The second amendment to the plaintiff's complaint not only alleged that the lands were worth $50 or more an acre, and that they were assessed for $4.17 an acre, but it also alleged that the assessment was far below other similar property, and was slightly more than one-fourth as much as other real estate generally in the county was assessed; that the assessments were so grossly inadequate as to shock the conscience and constitute an actual fraud by defendant.
It further charged that the lands were timber lands, and located in the overflow area of the Mississippi River, and covering so vast an area that it made it difficult or impossible for the taxing officials to make any estimate of the value thereof, but that said officials were compelled to rely wholly on the representations of defendant as to said value, and all former assessments have been made on the faith of such representations. It might be that the complaint was such that the court should have sustained a motion to make more definite and certain, but certainly it charged fraud committed by the defendant, because it said that the taxing officials were compelled to rely and did rely on the defendant, and that defendant made the representation as to the value of the property, and fraudulently stated that it was worth less than one-fourth of its actual value, and that the taxing officials relied on these representations, believing them to be true. This is certainly the meaning of the allegation, and I think is sufficient to charge actual fraud. Of course, whether these are true would depend upon the evidence.
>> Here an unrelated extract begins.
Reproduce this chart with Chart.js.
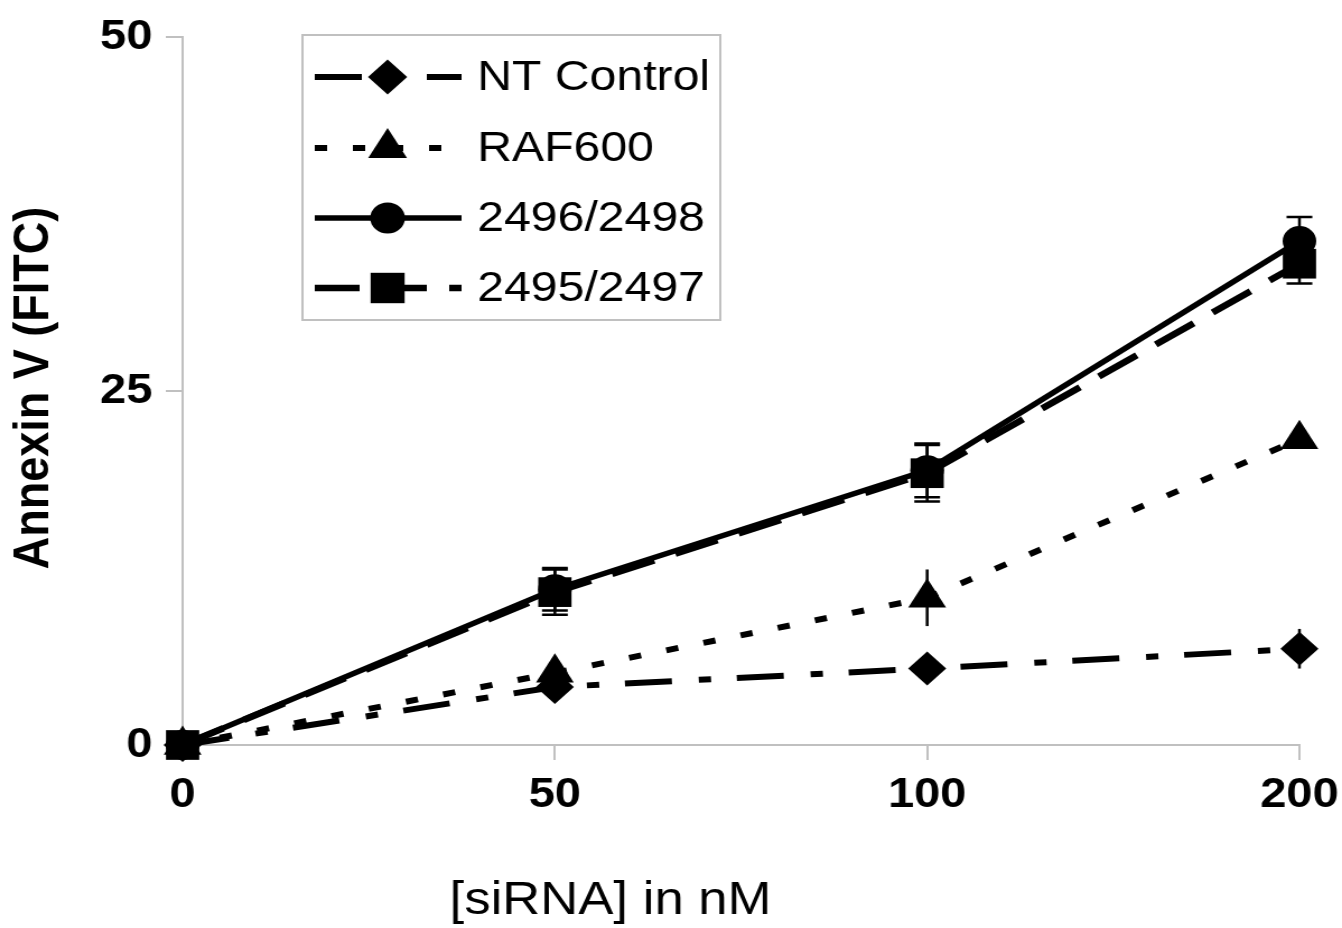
<!DOCTYPE html>
<html>
<head>
<meta charset="utf-8">
<script src="https://cdn.jsdelivr.net/npm/chart.js@4/dist/chart.umd.min.js"></script>
<style>
html, body { margin: 0; padding: 0; background: #fff; }
#annexinChart { display: block; }
</style>
</head>
<body>
<!-- the original picture is stretched sideways, so the canvas is too -->
<canvas id="annexinChart" width="1198" height="928" style="width:1342px;height:928px"></canvas>
<script>
const doses = ['0', '50', '100', '200'];
const yTicks = [0, 25, 50];

const ntControl = [0, 4.1, 5.4, 6.8];
const ntControlErr = [0, 0.4, 0.4, 1.4];
const raf600 = [0, 5.1, 10.4, 21.6];
const raf600Err = [0, 0.5, 2.0, 0.5];
const si2496 = [0, 11.0, 19.4, 35.6];
const si2496Err = [0, 1.5, 1.9, 1.7];
const si2495 = [0, 10.8, 19.2, 34.0];
const si2495Err = [0, 1.6, 2.0, 1.4];

const FONT = '"Liberation Sans", Arial, sans-serif';
Chart.defaults.font.family = FONT;
Chart.defaults.color = '#000';

function series(label, data, errors, style, radius, dash, width, cap) {
    return {
        label: label,
        data: data,
        errors: errors,
        capWidth: cap,
        borderColor: '#000',
        backgroundColor: '#000',
        borderWidth: width,
        borderDash: dash,
        borderCapStyle: 'butt',
        pointStyle: style,
        pointRadius: radius,
        pointHoverRadius: radius,
        pointBackgroundColor: '#000',
        pointBorderColor: '#000',
        pointBorderWidth: 0,
        tension: 0,
        clip: false
    };
}

// error bars, legend box and axis titles
const extras = {
    id: 'extras',
    afterDatasetsDraw(chart) {
        const ctx = chart.ctx;
        const xs = chart.scales.x, ys = chart.scales.y;
        ctx.save();
        ctx.strokeStyle = '#000';
        ctx.lineWidth = 2.5;
        chart.data.datasets.forEach(ds => {
            const c = ds.capWidth / 2;
            ds.data.forEach((v, i) => {
                const e = ds.errors[i];
                if (!e) return;
                const px = xs.getPixelForValue(i);
                const top = ys.getPixelForValue(v + e);
                const bot = ys.getPixelForValue(v - e);
                ctx.beginPath();
                ctx.moveTo(px, top); ctx.lineTo(px, bot);
                if (c) {
                    ctx.moveTo(px - c, top); ctx.lineTo(px + c, top);
                    ctx.moveTo(px - c, bot); ctx.lineTo(px + c, bot);
                }
                ctx.stroke();
            });
        });
        ctx.restore();
    },
    afterDraw(chart) {
        const ctx = chart.ctx;
        ctx.save();

        // legend
        ctx.fillStyle = '#fff';
        ctx.fillRect(270, 35, 373, 285);
        ctx.strokeStyle = '#c0c0c0';
        ctx.lineWidth = 2;
        ctx.strokeRect(270, 35, 373, 285);
        const rows = [77, 148, 218, 288];
        chart.data.datasets.forEach((ds, i) => {
            const ry = rows[i];
            ctx.strokeStyle = '#000';
            ctx.fillStyle = '#000';
            ctx.lineWidth = ds.borderWidth;
            ctx.lineCap = 'butt';
            ctx.setLineDash(ds.borderDash || []);
            ctx.beginPath();
            ctx.moveTo(281, ry);
            ctx.lineTo(412, ry);
            ctx.stroke();
            ctx.setLineDash([]);
            Chart.helpers.drawPoint(ctx, {
                pointStyle: ds.pointStyle, radius: ds.pointRadius + 0.5, rotation: 0, borderWidth: 0
            }, 346, ry);
            ctx.font = '43px ' + FONT;
            ctx.textAlign = 'left';
            ctx.textBaseline = 'middle';
            ctx.fillText(ds.label, 426, ry + 1);
        });

        // axis titles
        ctx.fillStyle = '#000';
        ctx.textAlign = 'center';
        ctx.textBaseline = 'middle';
        ctx.font = '47px ' + FONT;
        ctx.fillText('[siRNA] in nM', 545, 901);
        ctx.translate(31, 388);
        ctx.rotate(-Math.PI / 2);
        ctx.font = 'bold 45px ' + FONT;
        ctx.fillText('Annexin V (FITC)', 0, 0);
        ctx.restore();
    }
};

const ctx = document.getElementById('annexinChart').getContext('2d');
const chart = new Chart(ctx, {
    type: 'line',
    data: {
        labels: doses,
        datasets: [
            series('NT Control', ntControl, ntControlErr, 'rectRot', 17, [42, 24, 11, 23], 6, 0),
            series('RAF600', raf600, raf600Err, 'triangle', 19.5, [11, 23], 6, 0),
            series('2496/2498', si2496, si2496Err, 'circle', 15, [], 5.5, 23),
            series('2495/2497', si2495, si2495Err, 'rect', 21, [40, 20], 6.5, 23)
        ]
    },
    options: {
        responsive: false,
        devicePixelRatio: 1,
        animation: false,
        layout: { padding: { top: 32, right: 38, bottom: 0, left: 0 } },
        plugins: {
            legend: { display: false },
            tooltip: { enabled: false }
        },
        scales: {
            x: {
                type: 'category',
                offset: false,
                grid: { drawOnChartArea: false, drawTicks: true, tickLength: 15, color: '#c0c0c0', lineWidth: 2 },
                border: { display: true, color: '#c0c0c0', width: 2 },
                ticks: { font: { size: 42, weight: 'bold' }, color: '#000', padding: 10, maxRotation: 0, autoSkip: false },
                afterFit(axis) {
                    axis.height = 183;
                    axis.paddingLeft = 0;
                    axis.paddingRight = 0;
                }
            },
            y: {
                min: 0,
                max: 50,
                afterBuildTicks(axis) { axis.ticks = yTicks.map(v => ({ value: v })); },
                grid: { drawOnChartArea: false, drawTicks: true, tickLength: 15, color: '#c0c0c0', lineWidth: 2 },
                border: { display: true, color: '#c0c0c0', width: 2 },
                ticks: { font: { size: 42, weight: 'bold' }, color: '#000', padding: 12 },
                afterFit(axis) { axis.width = 163; }
            }
        }
    },
    plugins: [extras]
});
</script>
</body>
</html>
This court has frequently held that in testing the sufficiency of a pleading by general demurrer, every reasonable intendment should be indulged to support it. Ellis v. First Natl. Bank, 163 Ark. 471, 260 S.W. 714.
"Contrary to the common-law rule, under our Code every possible intendment and presumption is to be made in favor of a pleading, and a complaint will not be set aside on demurrer unless it be so fatally defective that, taking all the facts to be admitted, the court can say that they furnish no cause of action whatever." Wright v. Lake, 178 Ark. 1184, 13 S.W.2d 826.
Taking the facts to be admitted in this case, it is admitted that the defendant itself made false representations, and that it was impossible for the taxing officers to ascertain the value of the land otherwise, and that they relied on the representations bade by the defendant.
Can it be said that these facts, if admitted, furnish no cause of action whatever? I do not think so.
The complaint also alleged that appellant failed to assess its taxes as required by law. The act expressly provides that such failure shall be prima facie evidence of fraud. The act as construed by the majority does not mean anything. There could not be a suit maintained under it. I think if the Legislature had intended to repeal the law, it would have said so.
I think the complaint charges fraud on the part of the defendant, and that the case should be reversed and remanded for trial.
Mr. JUSTICE HUMPHREYS agrees with me in the views herein expressed.